## Given exercise
Copy everything in the listing below word for word, apart from any images.

## Data excerpt

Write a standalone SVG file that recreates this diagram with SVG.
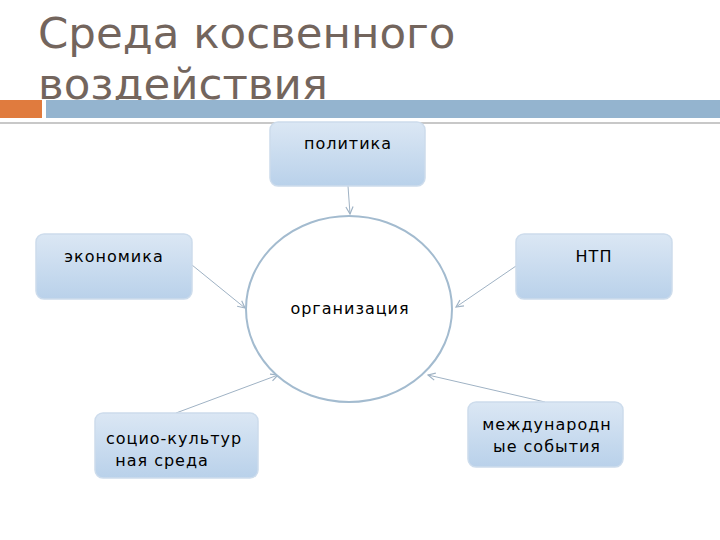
<svg xmlns="http://www.w3.org/2000/svg" width="720" height="540" viewBox="0 0 720 540">
<style>
.title{font-family:"DejaVu Sans",Verdana,sans-serif;font-size:43.5px;fill:#73655d}
.box{fill:url(#g);stroke:#cddcec;stroke-width:1.5}
.lbl{font-family:"DejaVu Sans",Verdana,sans-serif;font-size:16px;fill:#000;letter-spacing:1px}
.con{stroke:#9fb2c4;stroke-width:1;fill:none;marker-end:url(#arr)}
</style>
<defs>
<linearGradient id="g" x1="0" y1="0" x2="0" y2="1">
<stop offset="0" stop-color="#dbe7f4"/>
<stop offset="1" stop-color="#b9d1ea"/>
</linearGradient>
<marker id="arr" viewBox="0 0 10 10" refX="9" refY="5" markerWidth="9" markerHeight="9" orient="auto" markerUnits="userSpaceOnUse">
<path d="M1,1 L9,5 L1,9" fill="none" stroke="#9fb2c4" stroke-width="1.3"/>
</marker>
</defs>
<rect width="720" height="540" fill="#fff"/>
<g id="title">
<text class="title" x="38" y="48">Среда косвенного</text>
<text class="title" x="38" y="99">воздействия</text>
</g>
<g id="bars">
<rect x="0" y="100" width="42" height="18" fill="#e07b3e"/>
<rect x="46" y="100" width="674" height="18" fill="#94b4cf"/>
<rect x="0" y="122" width="720" height="2" fill="#c8c8c8"/>
</g>
<g id="connectors">
<line class="con" x1="348" y1="186" x2="350" y2="214"/>
<line class="con" x1="192" y1="265" x2="245" y2="308"/>
<line class="con" x1="516" y1="266" x2="456" y2="307"/>
<line class="con" x1="176" y1="413" x2="278" y2="375"/>
<line class="con" x1="545" y1="402" x2="428" y2="375"/>
</g>
<g id="org">
<ellipse cx="349" cy="309" rx="103" ry="93" fill="#fff" stroke="#a3bbcf" stroke-width="2"/>
<text class="lbl" x="350" y="314" text-anchor="middle">организация</text>
</g>
<g id="politika">
<rect class="box" x="270" y="122" width="155" height="64" rx="8"/>
<text class="lbl" x="348" y="149" text-anchor="middle">политика</text>
</g>
<g id="ekonomika">
<rect class="box" x="36" y="234" width="156" height="65" rx="8"/>
<text class="lbl" x="114" y="262" text-anchor="middle">экономика</text>
</g>
<g id="ntp">
<rect class="box" x="516" y="234" width="156" height="65" rx="8"/>
<text class="lbl" x="594" y="262" text-anchor="middle">НТП</text>
</g>
<g id="socio">
<rect class="box" x="95" y="413" width="163" height="65" rx="8"/>
<text class="lbl" x="174" y="444" text-anchor="middle">социо-культур</text>
<text class="lbl" x="162" y="466" text-anchor="middle">ная среда</text>
</g>
<g id="mezhd">
<rect class="box" x="468" y="402" width="155" height="65" rx="8"/>
<text class="lbl" x="547" y="430" text-anchor="middle">международн</text>
<text class="lbl" x="547" y="452" text-anchor="middle">ые события</text>
</g>
</svg>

## Output of the exercise
Write a standalone SVG file that recreates this diagram with SVG.
<svg xmlns="http://www.w3.org/2000/svg" width="720" height="540" viewBox="0 0 720 540">
<style>
.title{font-family:"DejaVu Sans",Verdana,sans-serif;font-size:43.5px;fill:#73655d}
.box{fill:url(#g);stroke:#cddcec;stroke-width:1.5}
.lbl{font-family:"DejaVu Sans",Verdana,sans-serif;font-size:16px;fill:#000;letter-spacing:1px}
.con{stroke:#9fb2c4;stroke-width:1;fill:none;marker-end:url(#arr)}
</style>
<defs>
<linearGradient id="g" x1="0" y1="0" x2="0" y2="1">
<stop offset="0" stop-color="#dbe7f4"/>
<stop offset="1" stop-color="#b9d1ea"/>
</linearGradient>
<marker id="arr" viewBox="0 0 10 10" refX="9" refY="5" markerWidth="9" markerHeight="9" orient="auto" markerUnits="userSpaceOnUse">
<path d="M1,1 L9,5 L1,9" fill="none" stroke="#9fb2c4" stroke-width="1.3"/>
</marker>
</defs>
<rect width="720" height="540" fill="#fff"/>
<g id="title">
<text class="title" x="38" y="48">Среда косвенного</text>
<text class="title" x="38" y="99">воздействия</text>
</g>
<g id="bars">
<rect x="0" y="100" width="42" height="18" fill="#e07b3e"/>
<rect x="46" y="100" width="674" height="18" fill="#94b4cf"/>
<rect x="0" y="122" width="720" height="2" fill="#c8c8c8"/>
</g>
<g id="connectors">
<line class="con" x1="348" y1="186" x2="350" y2="214"/>
<line class="con" x1="192" y1="265" x2="245" y2="308"/>
<line class="con" x1="516" y1="266" x2="456" y2="307"/>
<line class="con" x1="176" y1="413" x2="278" y2="375"/>
<line class="con" x1="545" y1="402" x2="428" y2="375"/>
</g>
<g id="org">
<ellipse cx="349" cy="309" rx="103" ry="93" fill="#fff" stroke="#a3bbcf" stroke-width="2"/>
<text class="lbl" x="350" y="314" text-anchor="middle">организация</text>
</g>
<g id="politika">
<rect class="box" x="270" y="122" width="155" height="64" rx="8"/>
<text class="lbl" x="348" y="149" text-anchor="middle">политика</text>
</g>
<g id="ekonomika">
<rect class="box" x="36" y="234" width="156" height="65" rx="8"/>
<text class="lbl" x="114" y="262" text-anchor="middle">экономика</text>
</g>
<g id="ntp">
<rect class="box" x="516" y="234" width="156" height="65" rx="8"/>
<text class="lbl" x="594" y="262" text-anchor="middle">НТП</text>
</g>
<g id="socio">
<rect class="box" x="95" y="413" width="163" height="65" rx="8"/>
<text class="lbl" x="174" y="444" text-anchor="middle">социо-культур</text>
<text class="lbl" x="162" y="466" text-anchor="middle">ная среда</text>
</g>
<g id="mezhd">
<rect class="box" x="468" y="402" width="155" height="65" rx="8"/>
<text class="lbl" x="547" y="430" text-anchor="middle">международн</text>
<text class="lbl" x="547" y="452" text-anchor="middle">ые события</text>
</g>
</svg>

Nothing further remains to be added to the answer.